** begin Supplied material **

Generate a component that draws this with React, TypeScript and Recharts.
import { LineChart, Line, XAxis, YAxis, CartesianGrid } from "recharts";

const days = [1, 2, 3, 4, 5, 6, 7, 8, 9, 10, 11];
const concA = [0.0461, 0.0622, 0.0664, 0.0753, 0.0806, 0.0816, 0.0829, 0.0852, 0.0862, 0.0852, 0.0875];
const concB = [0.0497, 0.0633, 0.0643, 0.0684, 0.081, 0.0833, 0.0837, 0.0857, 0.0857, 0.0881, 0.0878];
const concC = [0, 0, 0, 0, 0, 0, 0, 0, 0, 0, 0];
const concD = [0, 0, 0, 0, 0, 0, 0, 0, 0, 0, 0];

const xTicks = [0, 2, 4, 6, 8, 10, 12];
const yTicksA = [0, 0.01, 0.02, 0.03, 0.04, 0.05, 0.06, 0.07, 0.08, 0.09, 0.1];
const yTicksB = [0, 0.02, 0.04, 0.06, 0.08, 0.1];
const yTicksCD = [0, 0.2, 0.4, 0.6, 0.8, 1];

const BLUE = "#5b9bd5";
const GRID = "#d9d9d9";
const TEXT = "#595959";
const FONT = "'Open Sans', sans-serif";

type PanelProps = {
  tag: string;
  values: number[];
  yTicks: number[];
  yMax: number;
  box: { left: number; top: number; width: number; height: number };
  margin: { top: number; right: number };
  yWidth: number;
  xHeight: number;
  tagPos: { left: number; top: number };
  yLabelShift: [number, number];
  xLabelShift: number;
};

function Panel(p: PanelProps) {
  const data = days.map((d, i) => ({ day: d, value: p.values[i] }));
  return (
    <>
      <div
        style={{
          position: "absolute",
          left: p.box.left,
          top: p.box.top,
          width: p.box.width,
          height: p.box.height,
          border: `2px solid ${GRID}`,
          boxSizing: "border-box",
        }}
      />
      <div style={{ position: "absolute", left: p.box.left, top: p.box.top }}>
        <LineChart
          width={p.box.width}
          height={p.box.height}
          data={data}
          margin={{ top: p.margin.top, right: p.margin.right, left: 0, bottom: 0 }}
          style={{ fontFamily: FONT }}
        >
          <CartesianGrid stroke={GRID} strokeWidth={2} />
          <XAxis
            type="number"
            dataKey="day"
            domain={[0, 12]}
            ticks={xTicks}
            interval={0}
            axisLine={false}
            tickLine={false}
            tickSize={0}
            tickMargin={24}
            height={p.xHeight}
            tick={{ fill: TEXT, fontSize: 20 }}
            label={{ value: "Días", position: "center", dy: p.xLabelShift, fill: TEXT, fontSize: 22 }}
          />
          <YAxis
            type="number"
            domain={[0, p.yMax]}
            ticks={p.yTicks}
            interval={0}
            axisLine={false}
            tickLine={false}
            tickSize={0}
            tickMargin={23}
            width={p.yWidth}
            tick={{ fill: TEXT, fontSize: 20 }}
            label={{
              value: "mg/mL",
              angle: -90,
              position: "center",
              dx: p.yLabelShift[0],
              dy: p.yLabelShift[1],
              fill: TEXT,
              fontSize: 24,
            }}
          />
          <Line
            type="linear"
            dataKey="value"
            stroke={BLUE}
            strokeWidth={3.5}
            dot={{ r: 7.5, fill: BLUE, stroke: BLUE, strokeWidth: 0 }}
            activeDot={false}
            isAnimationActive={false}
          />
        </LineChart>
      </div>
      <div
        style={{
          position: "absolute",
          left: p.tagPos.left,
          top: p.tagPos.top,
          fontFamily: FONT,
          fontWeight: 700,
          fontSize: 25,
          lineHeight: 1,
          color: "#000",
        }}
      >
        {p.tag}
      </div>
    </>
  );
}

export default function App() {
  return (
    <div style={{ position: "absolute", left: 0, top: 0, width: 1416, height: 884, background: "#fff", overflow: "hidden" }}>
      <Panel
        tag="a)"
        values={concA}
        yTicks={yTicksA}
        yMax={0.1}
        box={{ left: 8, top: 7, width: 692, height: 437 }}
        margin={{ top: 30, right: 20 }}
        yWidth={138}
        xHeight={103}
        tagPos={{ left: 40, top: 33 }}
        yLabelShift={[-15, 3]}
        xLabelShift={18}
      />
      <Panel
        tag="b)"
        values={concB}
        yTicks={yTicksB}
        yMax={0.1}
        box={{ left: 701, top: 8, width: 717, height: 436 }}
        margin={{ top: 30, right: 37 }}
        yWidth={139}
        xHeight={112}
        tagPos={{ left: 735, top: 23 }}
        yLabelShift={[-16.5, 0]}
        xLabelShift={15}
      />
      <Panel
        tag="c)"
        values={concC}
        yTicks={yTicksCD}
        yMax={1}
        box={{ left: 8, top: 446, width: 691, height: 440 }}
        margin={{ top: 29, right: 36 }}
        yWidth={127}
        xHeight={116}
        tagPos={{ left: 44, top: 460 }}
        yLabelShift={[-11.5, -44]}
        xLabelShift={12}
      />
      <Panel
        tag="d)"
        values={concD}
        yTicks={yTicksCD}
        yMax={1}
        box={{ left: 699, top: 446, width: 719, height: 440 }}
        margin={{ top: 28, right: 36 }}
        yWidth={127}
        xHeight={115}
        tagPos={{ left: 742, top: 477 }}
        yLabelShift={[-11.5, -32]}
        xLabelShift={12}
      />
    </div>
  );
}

** end Supplied material **

To do: Your task is to quote the listing above word for word.

Correct output:
Generate a component that draws this with React, TypeScript and Recharts.
import { LineChart, Line, XAxis, YAxis, CartesianGrid } from "recharts";

const days = [1, 2, 3, 4, 5, 6, 7, 8, 9, 10, 11];
const concA = [0.0461, 0.0622, 0.0664, 0.0753, 0.0806, 0.0816, 0.0829, 0.0852, 0.0862, 0.0852, 0.0875];
const concB = [0.0497, 0.0633, 0.0643, 0.0684, 0.081, 0.0833, 0.0837, 0.0857, 0.0857, 0.0881, 0.0878];
const concC = [0, 0, 0, 0, 0, 0, 0, 0, 0, 0, 0];
const concD = [0, 0, 0, 0, 0, 0, 0, 0, 0, 0, 0];

const xTicks = [0, 2, 4, 6, 8, 10, 12];
const yTicksA = [0, 0.01, 0.02, 0.03, 0.04, 0.05, 0.06, 0.07, 0.08, 0.09, 0.1];
const yTicksB = [0, 0.02, 0.04, 0.06, 0.08, 0.1];
const yTicksCD = [0, 0.2, 0.4, 0.6, 0.8, 1];

const BLUE = "#5b9bd5";
const GRID = "#d9d9d9";
const TEXT = "#595959";
const FONT = "'Open Sans', sans-serif";

type PanelProps = {
  tag: string;
  values: number[];
  yTicks: number[];
  yMax: number;
  box: { left: number; top: number; width: number; height: number };
  margin: { top: number; right: number };
  yWidth: number;
  xHeight: number;
  tagPos: { left: number; top: number };
  yLabelShift: [number, number];
  xLabelShift: number;
};

function Panel(p: PanelProps) {
  const data = days.map((d, i) => ({ day: d, value: p.values[i] }));
  return (
    <>
      <div
        style={{
          position: "absolute",
          left: p.box.left,
          top: p.box.top,
          width: p.box.width,
          height: p.box.height,
          border: `2px solid ${GRID}`,
          boxSizing: "border-box",
        }}
      />
      <div style={{ position: "absolute", left: p.box.left, top: p.box.top }}>
        <LineChart
          width={p.box.width}
          height={p.box.height}
          data={data}
          margin={{ top: p.margin.top, right: p.margin.right, left: 0, bottom: 0 }}
          style={{ fontFamily: FONT }}
        >
          <CartesianGrid stroke={GRID} strokeWidth={2} />
          <XAxis
            type="number"
            dataKey="day"
            domain={[0, 12]}
            ticks={xTicks}
            interval={0}
            axisLine={false}
            tickLine={false}
            tickSize={0}
            tickMargin={24}
            height={p.xHeight}
            tick={{ fill: TEXT, fontSize: 20 }}
            label={{ value: "Días", position: "center", dy: p.xLabelShift, fill: TEXT, fontSize: 22 }}
          />
          <YAxis
            type="number"
            domain={[0, p.yMax]}
            ticks={p.yTicks}
            interval={0}
            axisLine={false}
            tickLine={false}
            tickSize={0}
            tickMargin={23}
            width={p.yWidth}
            tick={{ fill: TEXT, fontSize: 20 }}
            label={{
              value: "mg/mL",
              angle: -90,
              position: "center",
              dx: p.yLabelShift[0],
              dy: p.yLabelShift[1],
              fill: TEXT,
              fontSize: 24,
            }}
          />
          <Line
            type="linear"
            dataKey="value"
            stroke={BLUE}
            strokeWidth={3.5}
            dot={{ r: 7.5, fill: BLUE, stroke: BLUE, strokeWidth: 0 }}
            activeDot={false}
            isAnimationActive={false}
          />
        </LineChart>
      </div>
      <div
        style={{
          position: "absolute",
          left: p.tagPos.left,
          top: p.tagPos.top,
          fontFamily: FONT,
          fontWeight: 700,
          fontSize: 25,
          lineHeight: 1,
          color: "#000",
        }}
      >
        {p.tag}
      </div>
    </>
  );
}

export default function App() {
  return (
    <div style={{ position: "absolute", left: 0, top: 0, width: 1416, height: 884, background: "#fff", overflow: "hidden" }}>
      <Panel
        tag="a)"
        values={concA}
        yTicks={yTicksA}
        yMax={0.1}
        box={{ left: 8, top: 7, width: 692, height: 437 }}
        margin={{ top: 30, right: 20 }}
        yWidth={138}
        xHeight={103}
        tagPos={{ left: 40, top: 33 }}
        yLabelShift={[-15, 3]}
        xLabelShift={18}
      />
      <Panel
        tag="b)"
        values={concB}
        yTicks={yTicksB}
        yMax={0.1}
        box={{ left: 701, top: 8, width: 717, height: 436 }}
        margin={{ top: 30, right: 37 }}
        yWidth={139}
        xHeight={112}
        tagPos={{ left: 735, top: 23 }}
        yLabelShift={[-16.5, 0]}
        xLabelShift={15}
      />
      <Panel
        tag="c)"
        values={concC}
        yTicks={yTicksCD}
        yMax={1}
        box={{ left: 8, top: 446, width: 691, height: 440 }}
        margin={{ top: 29, right: 36 }}
        yWidth={127}
        xHeight={116}
        tagPos={{ left: 44, top: 460 }}
        yLabelShift={[-11.5, -44]}
        xLabelShift={12}
      />
      <Panel
        tag="d)"
        values={concD}
        yTicks={yTicksCD}
        yMax={1}
        box={{ left: 699, top: 446, width: 719, height: 440 }}
        margin={{ top: 28, right: 36 }}
        yWidth={127}
        xHeight={115}
        tagPos={{ left: 742, top: 477 }}
        yLabelShift={[-11.5, -32]}
        xLabelShift={12}
      />
    </div>
  );
}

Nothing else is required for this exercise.